There are a few things moms can do to improve their financial health. To start, parents should avoid these five common money mistakes:

1. Putting your child’s education ahead of your retirement savings
We all want to help our kids get the best education possible, but that shouldn’t be at the expense of your retirement savings. Let me be clear: if you retire broke, your kids will have to look after you. Do you really want to be a financial burden on them? Without any retirement savings, this is what could happen. It’s better to encourage them to save for school on their own than ask them for money support later in life.

2. Not teaching your kids about money
Parents need to set limits and teach their kids about money.

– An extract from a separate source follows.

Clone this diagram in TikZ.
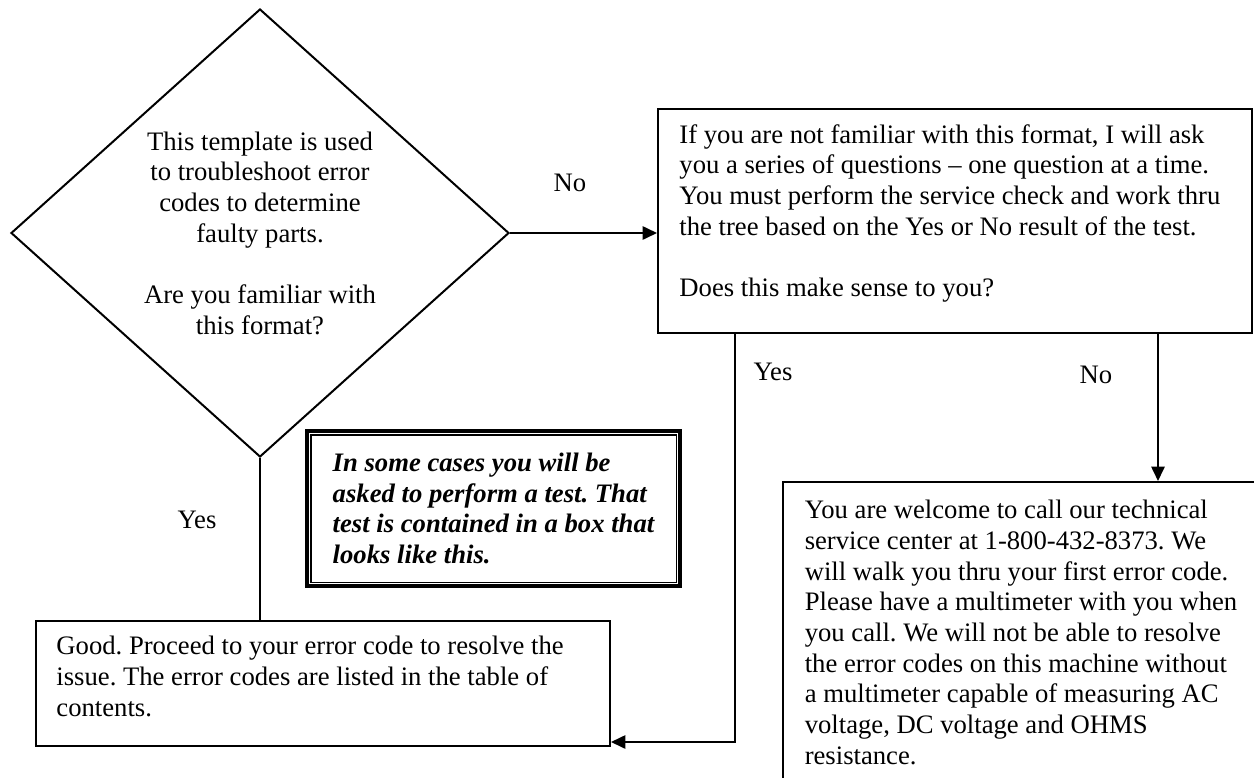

Doing so will give them a solid financial footing for their future and will help set boundaries about money and spending. Instilling frugal values will help your kids understand the difference between wants and needs and will make it easier to explain what you can and can’t afford to buy them — or even better, how to save and buy things for themselves.

3. Falling into the $1000 stroller trap
The first time my husband and I went stroller shopping, we came very close to dropping nearly a $1,000 on a stroller. Why? Because the salesperson made it seem like we would suffer without it. We felt like bad parents walking away from it. As your kids get older, that feeling just worsens. The pressure to spend big money on your kids can be intense — from birthday parties to Christmas gifts, it never ends. Don’t fall into this trap.

4. Quitting work to stay home with kids (without asking the right questions first)

Becoming a stay-at-home mom is a huge decision and it’s also really emotional. Too often, women don’t ask the big questions before making that change. Questions like “what impact will this have on my long-term finances?” and “How hard will it be to re-enter the workforce?” and “How comfortable am I being financially dependent on my partner?” Before making the choice to stay home with the kids, make sure you and your partner sit down and cover all the angles.

5. Giving in to guilt
Women are usually more prone to feeling guilty, especially when it comes to our kids. But guilt can lead us to make very bad financial decisions, like spending $200 on a birthday cake for your kid’s birthday party because you had to work all weekend. Or letting your adult kid live at home rent-free because you feel bad asking him to help with the household bills. Don’t let guilt hold you back financially. Not only is it bad for you, it sets a bad example for your kids.